## Task objective:
Copy every entry word for word. Skip the pictures.

-- Provided information start --

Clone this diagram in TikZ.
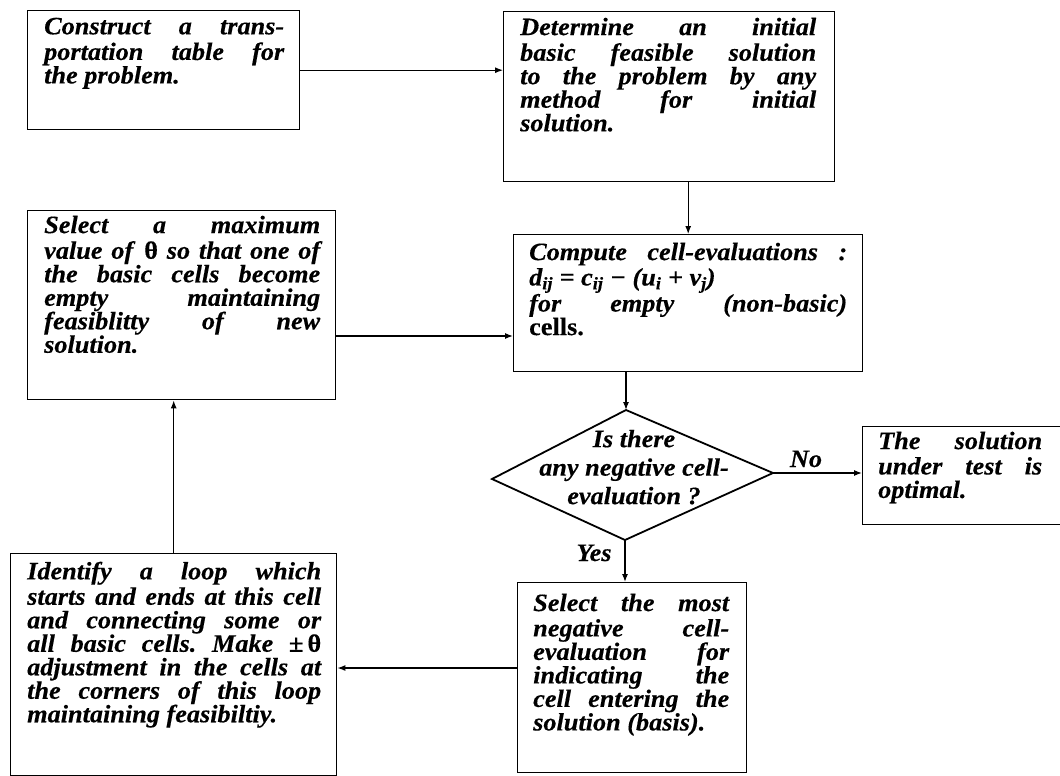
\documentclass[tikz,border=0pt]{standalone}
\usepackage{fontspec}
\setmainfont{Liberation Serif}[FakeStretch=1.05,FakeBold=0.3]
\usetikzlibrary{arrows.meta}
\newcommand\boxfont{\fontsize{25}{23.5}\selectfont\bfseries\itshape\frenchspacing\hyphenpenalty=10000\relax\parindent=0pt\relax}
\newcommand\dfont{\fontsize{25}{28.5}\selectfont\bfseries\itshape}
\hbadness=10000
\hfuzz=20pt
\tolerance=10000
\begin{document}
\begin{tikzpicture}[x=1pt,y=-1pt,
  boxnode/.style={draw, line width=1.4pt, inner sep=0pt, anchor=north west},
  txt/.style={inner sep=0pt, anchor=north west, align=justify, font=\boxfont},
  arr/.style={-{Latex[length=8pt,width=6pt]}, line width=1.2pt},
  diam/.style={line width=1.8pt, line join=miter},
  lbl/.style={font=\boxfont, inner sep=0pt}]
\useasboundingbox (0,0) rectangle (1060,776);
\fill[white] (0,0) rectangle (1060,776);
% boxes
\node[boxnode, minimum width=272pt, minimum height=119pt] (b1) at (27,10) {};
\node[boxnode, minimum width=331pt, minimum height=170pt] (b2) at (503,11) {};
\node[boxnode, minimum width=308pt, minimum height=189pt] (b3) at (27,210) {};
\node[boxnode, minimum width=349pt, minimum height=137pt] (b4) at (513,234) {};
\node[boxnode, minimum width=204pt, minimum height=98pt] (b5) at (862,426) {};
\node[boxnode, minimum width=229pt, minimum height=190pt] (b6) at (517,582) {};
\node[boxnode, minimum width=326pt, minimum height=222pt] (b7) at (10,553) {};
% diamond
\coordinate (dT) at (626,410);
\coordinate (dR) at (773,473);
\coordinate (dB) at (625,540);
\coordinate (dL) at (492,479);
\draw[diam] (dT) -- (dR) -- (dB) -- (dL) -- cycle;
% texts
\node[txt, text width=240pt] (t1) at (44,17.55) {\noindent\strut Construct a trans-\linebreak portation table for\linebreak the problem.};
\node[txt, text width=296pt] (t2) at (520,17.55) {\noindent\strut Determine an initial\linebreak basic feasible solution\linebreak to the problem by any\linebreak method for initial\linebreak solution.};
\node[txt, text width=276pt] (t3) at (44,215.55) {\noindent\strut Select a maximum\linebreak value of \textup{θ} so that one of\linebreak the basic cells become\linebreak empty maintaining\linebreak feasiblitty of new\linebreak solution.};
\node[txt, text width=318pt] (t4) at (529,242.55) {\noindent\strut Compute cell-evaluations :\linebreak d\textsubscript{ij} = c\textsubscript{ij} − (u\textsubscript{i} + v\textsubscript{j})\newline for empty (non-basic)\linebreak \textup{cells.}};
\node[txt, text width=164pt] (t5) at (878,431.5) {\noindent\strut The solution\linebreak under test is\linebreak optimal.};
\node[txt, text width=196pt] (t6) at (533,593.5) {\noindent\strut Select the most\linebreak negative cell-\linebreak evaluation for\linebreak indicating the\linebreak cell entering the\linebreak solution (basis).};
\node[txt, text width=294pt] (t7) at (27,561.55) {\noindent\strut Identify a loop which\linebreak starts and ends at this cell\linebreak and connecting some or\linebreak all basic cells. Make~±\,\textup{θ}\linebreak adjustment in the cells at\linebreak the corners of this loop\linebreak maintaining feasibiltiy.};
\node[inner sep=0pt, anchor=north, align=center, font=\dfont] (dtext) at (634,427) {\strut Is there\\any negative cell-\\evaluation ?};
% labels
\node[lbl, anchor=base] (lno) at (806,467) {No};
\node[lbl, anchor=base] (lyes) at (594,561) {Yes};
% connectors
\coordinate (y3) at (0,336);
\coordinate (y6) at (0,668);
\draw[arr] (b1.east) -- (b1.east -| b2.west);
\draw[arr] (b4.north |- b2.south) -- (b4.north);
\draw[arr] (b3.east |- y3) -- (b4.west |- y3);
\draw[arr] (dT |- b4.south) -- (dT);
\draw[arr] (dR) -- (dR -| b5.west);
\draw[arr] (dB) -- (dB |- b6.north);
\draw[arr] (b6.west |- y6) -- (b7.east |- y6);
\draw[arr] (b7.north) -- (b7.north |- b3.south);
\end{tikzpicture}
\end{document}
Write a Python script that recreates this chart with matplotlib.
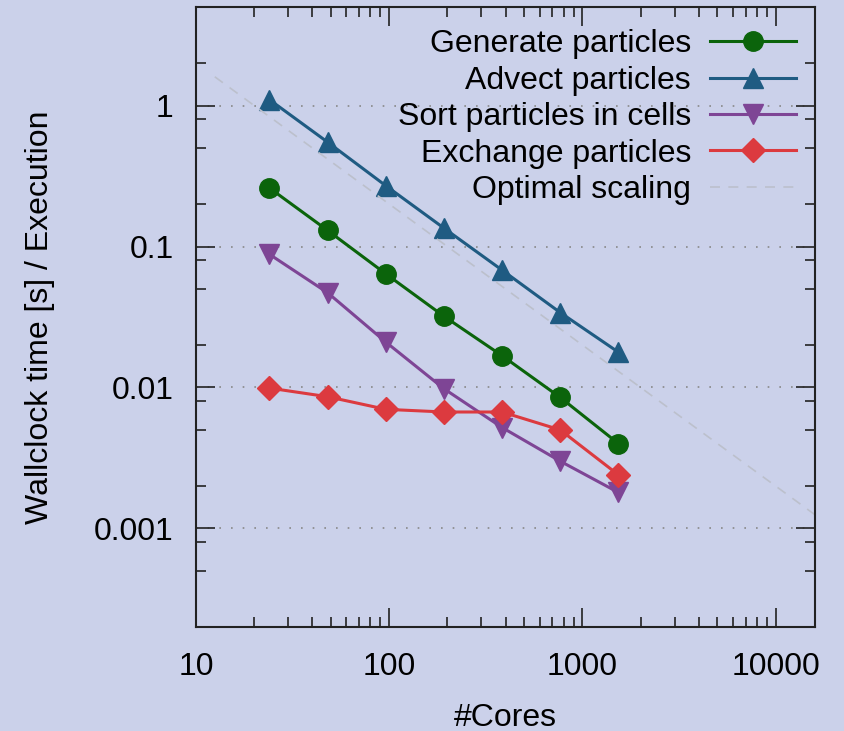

-- Provided information end --

## Task solution:
Clone this diagram in TikZ.
\documentclass[tikz,border=0pt]{standalone}
\usepackage{fontspec}
\setmainfont{Liberation Serif}[FakeStretch=1.05,FakeBold=0.3]
\usetikzlibrary{arrows.meta}
\newcommand\boxfont{\fontsize{25}{23.5}\selectfont\bfseries\itshape\frenchspacing\hyphenpenalty=10000\relax\parindent=0pt\relax}
\newcommand\dfont{\fontsize{25}{28.5}\selectfont\bfseries\itshape}
\hbadness=10000
\hfuzz=20pt
\tolerance=10000
\begin{document}
\begin{tikzpicture}[x=1pt,y=-1pt,
  boxnode/.style={draw, line width=1.4pt, inner sep=0pt, anchor=north west},
  txt/.style={inner sep=0pt, anchor=north west, align=justify, font=\boxfont},
  arr/.style={-{Latex[length=8pt,width=6pt]}, line width=1.2pt},
  diam/.style={line width=1.8pt, line join=miter},
  lbl/.style={font=\boxfont, inner sep=0pt}]
\useasboundingbox (0,0) rectangle (1060,776);
\fill[white] (0,0) rectangle (1060,776);
% boxes
\node[boxnode, minimum width=272pt, minimum height=119pt] (b1) at (27,10) {};
\node[boxnode, minimum width=331pt, minimum height=170pt] (b2) at (503,11) {};
\node[boxnode, minimum width=308pt, minimum height=189pt] (b3) at (27,210) {};
\node[boxnode, minimum width=349pt, minimum height=137pt] (b4) at (513,234) {};
\node[boxnode, minimum width=204pt, minimum height=98pt] (b5) at (862,426) {};
\node[boxnode, minimum width=229pt, minimum height=190pt] (b6) at (517,582) {};
\node[boxnode, minimum width=326pt, minimum height=222pt] (b7) at (10,553) {};
% diamond
\coordinate (dT) at (626,410);
\coordinate (dR) at (773,473);
\coordinate (dB) at (625,540);
\coordinate (dL) at (492,479);
\draw[diam] (dT) -- (dR) -- (dB) -- (dL) -- cycle;
% texts
\node[txt, text width=240pt] (t1) at (44,17.55) {\noindent\strut Construct a trans-\linebreak portation table for\linebreak the problem.};
\node[txt, text width=296pt] (t2) at (520,17.55) {\noindent\strut Determine an initial\linebreak basic feasible solution\linebreak to the problem by any\linebreak method for initial\linebreak solution.};
\node[txt, text width=276pt] (t3) at (44,215.55) {\noindent\strut Select a maximum\linebreak value of \textup{θ} so that one of\linebreak the basic cells become\linebreak empty maintaining\linebreak feasiblitty of new\linebreak solution.};
\node[txt, text width=318pt] (t4) at (529,242.55) {\noindent\strut Compute cell-evaluations :\linebreak d\textsubscript{ij} = c\textsubscript{ij} − (u\textsubscript{i} + v\textsubscript{j})\newline for empty (non-basic)\linebreak \textup{cells.}};
\node[txt, text width=164pt] (t5) at (878,431.5) {\noindent\strut The solution\linebreak under test is\linebreak optimal.};
\node[txt, text width=196pt] (t6) at (533,593.5) {\noindent\strut Select the most\linebreak negative cell-\linebreak evaluation for\linebreak indicating the\linebreak cell entering the\linebreak solution (basis).};
\node[txt, text width=294pt] (t7) at (27,561.55) {\noindent\strut Identify a loop which\linebreak starts and ends at this cell\linebreak and connecting some or\linebreak all basic cells. Make~±\,\textup{θ}\linebreak adjustment in the cells at\linebreak the corners of this loop\linebreak maintaining feasibiltiy.};
\node[inner sep=0pt, anchor=north, align=center, font=\dfont] (dtext) at (634,427) {\strut Is there\\any negative cell-\\evaluation ?};
% labels
\node[lbl, anchor=base] (lno) at (806,467) {No};
\node[lbl, anchor=base] (lyes) at (594,561) {Yes};
% connectors
\coordinate (y3) at (0,336);
\coordinate (y6) at (0,668);
\draw[arr] (b1.east) -- (b1.east -| b2.west);
\draw[arr] (b4.north |- b2.south) -- (b4.north);
\draw[arr] (b3.east |- y3) -- (b4.west |- y3);
\draw[arr] (dT |- b4.south) -- (dT);
\draw[arr] (dR) -- (dR -| b5.west);
\draw[arr] (dB) -- (dB |- b6.north);
\draw[arr] (b6.west |- y6) -- (b7.east |- y6);
\draw[arr] (b7.north) -- (b7.north |- b3.south);
\end{tikzpicture}
\end{document}
Write a Python script that recreates this chart with matplotlib.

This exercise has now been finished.